## Work to complete
Repeat, exactly and completely, the material that follows. Omit the pictures.

## Given data
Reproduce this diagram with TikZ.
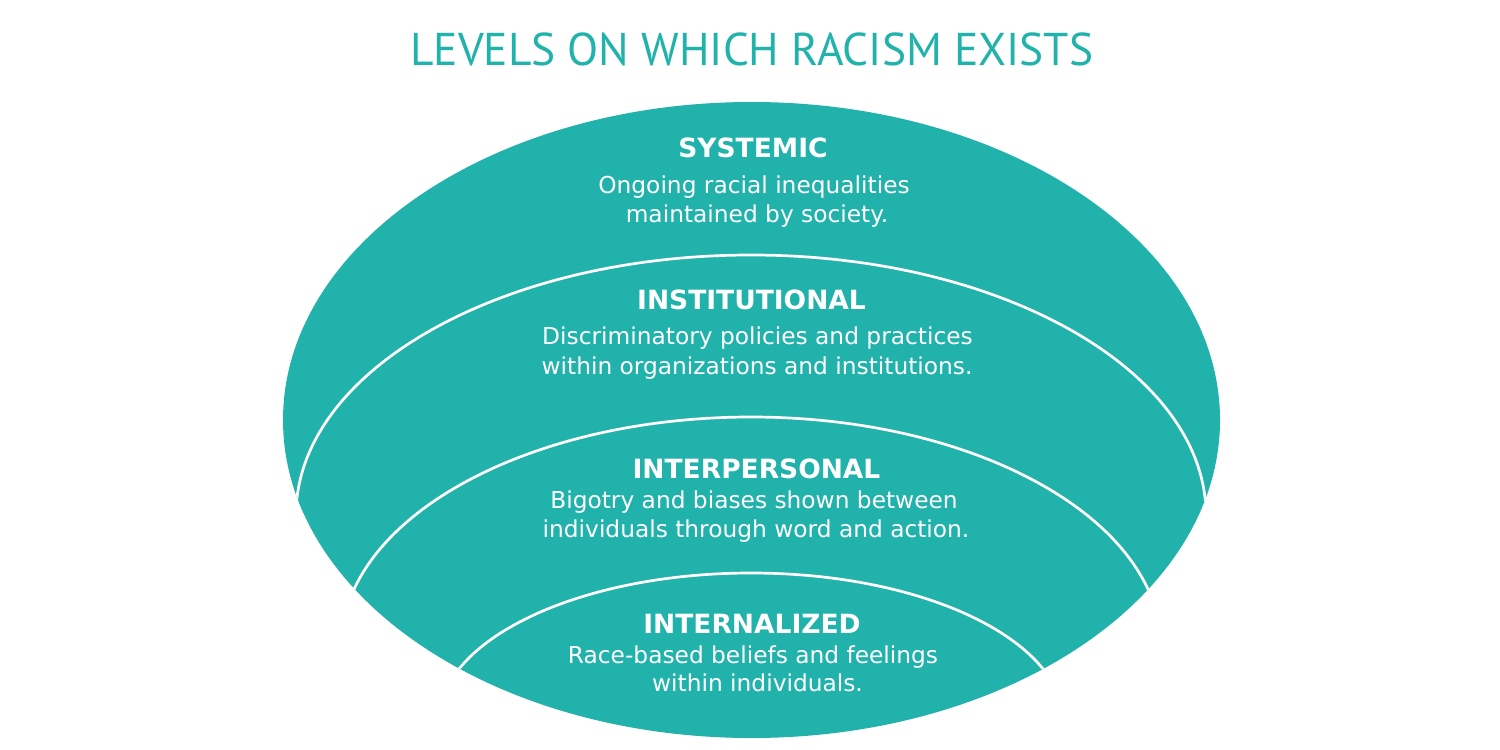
\documentclass[tikz,border=0pt]{standalone}
\usepackage{fontspec}
\setmainfont{DejaVu Sans}
\newfontfamily\titlefont{PT Sans}
\definecolor{racteal}{RGB}{33,178,171}
\begin{document}
\begin{tikzpicture}[x=1pt,y=-1pt,
  body/.style={anchor=base, inner sep=0pt, text=white, font=\fontsize{23.3}{28}\selectfont},
  head/.style={anchor=base, inner sep=0pt, text=white, font=\bfseries\fontsize{26.5}{30}\selectfont},
  arcline/.style={draw=white, line width=2.7pt}]
\useasboundingbox (0,0) rectangle (1500,750);
\fill[white] (0,0) rectangle (1500,750);
% title
\node[anchor=base west, inner sep=0pt, text=racteal] (title) at (410,65)
  {\resizebox{683pt}{32.7pt}{\titlefont LEVELS ON WHICH RACISM EXISTS}};
% outer ellipse
\fill[racteal] (751.5,420) ellipse [x radius=468.5, y radius=318];
\begin{scope}
  \clip (751.5,420) ellipse [x radius=468.5, y radius=318];
  \draw[arcline] (751,515) ellipse [x radius=455, y radius=260];
  \draw[arcline] (751,647) ellipse [x radius=410, y radius=230];
  \draw[arcline] (751,723) ellipse [x radius=313, y radius=150];
\end{scope}
% systemic
\node[head] (h1) at (753,157) {SYSTEMIC};
\node[body] (a1) at (754,193) {Ongoing racial inequalities};
\node[body] (b1) at (757,222) {maintained by society.};
% institutional
\node[head] (h2) at (751.5,309) {INSTITUTIONAL};
\node[body] (a2) at (757.5,344) {Discriminatory policies and practices};
\node[body] (b2) at (757,374) {within organizations and institutions.};
% interpersonal
\node[head] (h3) at (756.5,478) {INTERPERSONAL};
\node[body] (a3) at (754,508) {Bigotry and biases shown between};
\node[body] (b3) at (756,537) {individuals through word and action.};
% internalized
\node[head] (h4) at (752,633) {INTERNALIZED};
\node[body] (a4) at (753,663) {Race-based beliefs and feelings};
\node[body] (b4) at (757.5,691) {within individuals.};
\end{tikzpicture}
\end{document}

## Task solution
Reproduce this diagram with TikZ.
\documentclass[tikz,border=0pt]{standalone}
\usepackage{fontspec}
\setmainfont{DejaVu Sans}
\newfontfamily\titlefont{PT Sans}
\definecolor{racteal}{RGB}{33,178,171}
\begin{document}
\begin{tikzpicture}[x=1pt,y=-1pt,
  body/.style={anchor=base, inner sep=0pt, text=white, font=\fontsize{23.3}{28}\selectfont},
  head/.style={anchor=base, inner sep=0pt, text=white, font=\bfseries\fontsize{26.5}{30}\selectfont},
  arcline/.style={draw=white, line width=2.7pt}]
\useasboundingbox (0,0) rectangle (1500,750);
\fill[white] (0,0) rectangle (1500,750);
% title
\node[anchor=base west, inner sep=0pt, text=racteal] (title) at (410,65)
  {\resizebox{683pt}{32.7pt}{\titlefont LEVELS ON WHICH RACISM EXISTS}};
% outer ellipse
\fill[racteal] (751.5,420) ellipse [x radius=468.5, y radius=318];
\begin{scope}
  \clip (751.5,420) ellipse [x radius=468.5, y radius=318];
  \draw[arcline] (751,515) ellipse [x radius=455, y radius=260];
  \draw[arcline] (751,647) ellipse [x radius=410, y radius=230];
  \draw[arcline] (751,723) ellipse [x radius=313, y radius=150];
\end{scope}
% systemic
\node[head] (h1) at (753,157) {SYSTEMIC};
\node[body] (a1) at (754,193) {Ongoing racial inequalities};
\node[body] (b1) at (757,222) {maintained by society.};
% institutional
\node[head] (h2) at (751.5,309) {INSTITUTIONAL};
\node[body] (a2) at (757.5,344) {Discriminatory policies and practices};
\node[body] (b2) at (757,374) {within organizations and institutions.};
% interpersonal
\node[head] (h3) at (756.5,478) {INTERPERSONAL};
\node[body] (a3) at (754,508) {Bigotry and biases shown between};
\node[body] (b3) at (756,537) {individuals through word and action.};
% internalized
\node[head] (h4) at (752,633) {INTERNALIZED};
\node[body] (a4) at (753,663) {Race-based beliefs and feelings};
\node[body] (b4) at (757.5,691) {within individuals.};
\end{tikzpicture}
\end{document}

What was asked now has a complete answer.